Question

A charge $Q$ is divided into two parts of $q$ and $Q−q$. If the Coulomb repulsion between them when they are separated, is to be maximum, the ratio of $\dfrac{Q}{q}$​ should be:
(A) $2$
(B) $\dfrac{1}{2}$
(C) $4$
(D) $\dfrac{1}{4}$

Answer 1

Hint
Apply the coulombs law of repulsion i.e. $F = \dfrac{{k{q_1}{q_2}}}{{{r^2}}}$ , $r$ is the distance of separation between the two charges. Substitute the value of charges we get the force of repulsion. And for maximum condition differentiate the required force with respect to $q$ then equate it to zero, we will get the required ratio.

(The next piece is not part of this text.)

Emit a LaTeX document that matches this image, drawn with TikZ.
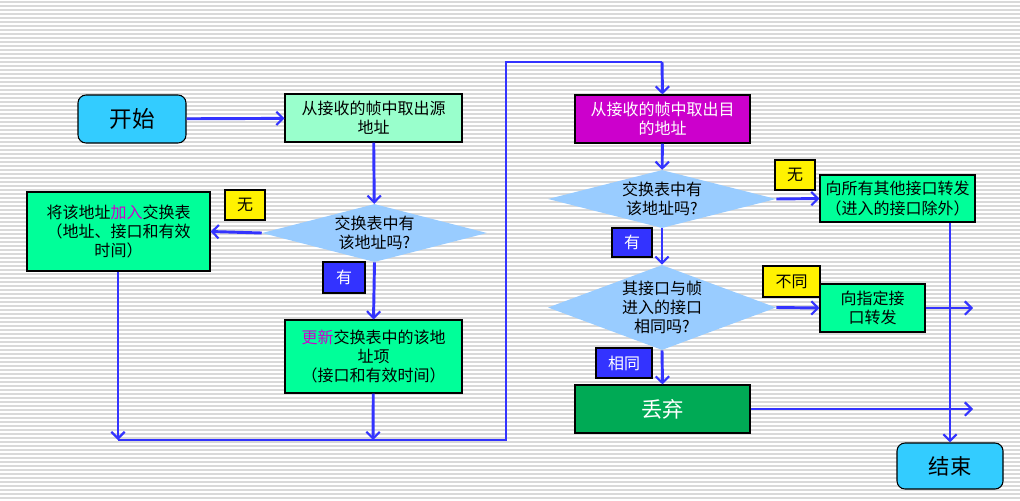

Complete step by step solution
Let us consider the charges Q and Q-q are separated by the distance r then using Coulomb's law of repulsion, we get the required force of repulsion between these charges.
$F = \dfrac{{kQ\left( {Q - q} \right)}}{{{r^2}}}$ ……………… (1)
Now, it is given that the Coulomb's force of repulsion between these charges are maximum, for this condition we differentiate the equation (1) with respect to q because Q and r are constant. And equating it to zero, we get
$ \Rightarrow \dfrac{{dF}}{{dq}} = \dfrac{{k\left( {Q - 2q} \right)}}{{{r^2}}}$
For condition to be maximum, $\dfrac{{dF}}{{dq}} = 0$
$ \Rightarrow \dfrac{{k\left( {Q - 2q} \right)}}{{{r^2}}} = 0$
$ \Rightarrow Q - 2q = 0$
$ \Rightarrow \dfrac{Q}{q} = 2$
Hence, the ratio is equal to $2$.
Therefore, option (A) is correct.

Note
It should be noticed that, the coulomb’s force is directly proportional to the two charges and inversely proportional to the square of distance between them. After removing the proportionality sign, we added the constant $k$ which is known as proportionality constant. It must be remembered that for any quantity to be maximum, differentiate the equation and equate it to zero.